Graduiertenkolleg 516
Kulturtransfer im europäischen Mittelalter

Norbert Ankenbauer

„das ich mochte meer newer dyng erfaren“
Die Versprachlichung des Neuen in den Paesi novamente retrovati (Vicenza, 1507) und in ihrer deutschen Übersetzung (Nürnberg, 1508).

Norbert Ankenbauer 1507 erschien in Vicenza eine von Fracanzano da Montalboddo unter dem Namen „Paesi novamente retrovati et novo mondo da Alberico Vesputio Florentino intitulato“ herausgegebene Sammlung von Reiseberichten. Die in ihr enthaltenen italienischen bzw. ins Italienische übertragenen Berichte betreffen Reisen italienischer, portugiesischer und spanischer Entdecker nach Afrika, Indien und Amerika, die zwischen 1455 und dem Erscheinungsjahr der Sammlung stattfanden. Schon 1508 erschien in Nürnberg bei Georg Stuchs unter dem Titel „Newe unbekannthe landte und ein newe weldte in kurtz vergangener zeythe erfunden“ eine Übersetzung dieser Sammlung von Jobst Ruchamer; noch im selben Jahr erschienen auch eine lateinische sowie eine niederdeutsche Übersetzung. Die Übersetzung von Jobst Ruchamer wurde vom Nürnberger Geografen Johann Schöner aufgegriffen und liegt den Erklärungen seiner Karten und Globen zu Grunde, einige Abschnitte wurden auch wörtlich in Sebastian Franks Weltbuch übernommen.

Die Entdecker wurden auf ihren Reisen mit einer Vielzahl bislang in Europa unbekannter Sachverhalte konfrontiert, die sie in ihren Berichten erstmals in Worte fassen, „versprachlichen“ mussten.
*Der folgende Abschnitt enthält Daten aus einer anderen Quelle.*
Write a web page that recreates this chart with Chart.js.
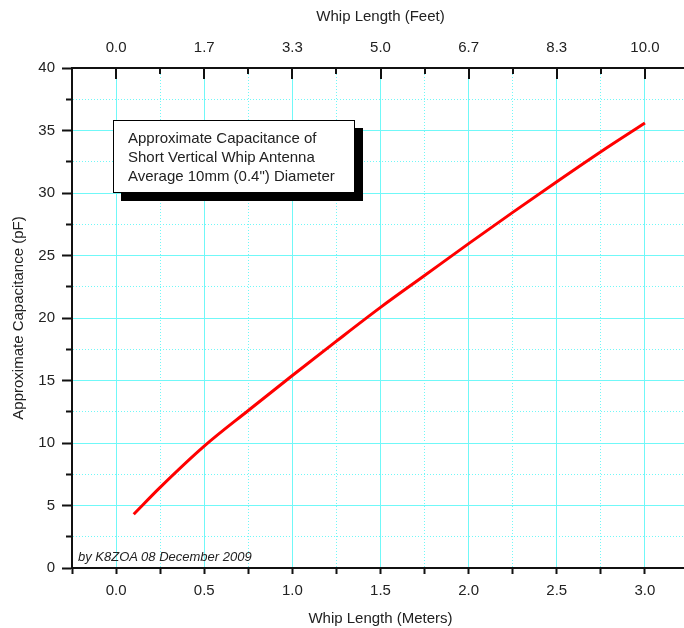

Die Versprachlichungsproblematik stellt sich erneut für die Übersetzer dieser Berichte, mit der Erschwernis, dass diese den beschriebenen Sachverhalt selbst nie gesehen hatten und so zwangsläufig auf Eigeninterpretationen des zu übersetzenden Neuen angewiesen waren.

Im Mittelpunkt des Dissertationsprojekts steht die Frage, wie in den vorliegenden Texten und den zu Grunde liegenden Quellen neue Sachverhalte versprachlicht und eingeführt werden und inwieweit diesbezüglich bei der deutschen Übersetzung Transferverluste erfolgten. Es wird hierbei davon ausgegangen, dass neue Konzepte durch einige wenige, strukturiert beschreibbare, Prozesse bzw. Mittel versprachlicht werden. Dabei muss stets ein Bezug zu bekannten Konzepten hergestellt werden, der, sofern er sich nicht aus der Lexie selbst erschließt, auch explizit ausgedrückt werden muss. Für die Frage des Kulturtransfers ist hier insbesondere von Interesse, welche Elemente von den Entdeckern beschrieben werden um das Bild außereuropäischer Kulturen zu vermitteln und welche Vergleiche und Kontraste zur jeweiligen Herkunftskultur des Entdeckers bzw. des Übersetzers dargestellt werden.

Um eine Beschreibung der Versprachlichung neuer Sachverhalte bzw. entsprechender Transferverluste zu ermöglichen, muss eine genaue semantische Analyse der für die Darstellung des Neuen verwendeten Lexien sowohl in der Ausgangssprache als auch in der Zielsprache erfolgen. Hierfür greife ich auf das von Andreas Blank entwickelte 3-Ebenen-Modell zurück, bei dem das zu einer Lexie gehörige einzelsprachlich-sememische, einzelsprachlich-lexikalische und außersprachlich-enzyklopädische Wissen zu beschreiben ist. Das 3-Ebenen-Modell baut auf Elementen der strukturellen, der kognitiven sowie der Prototypen-Semantik auf und ist mit neueren Erkenntnissen zur Struktur des mentalen Lexikons vereinbar.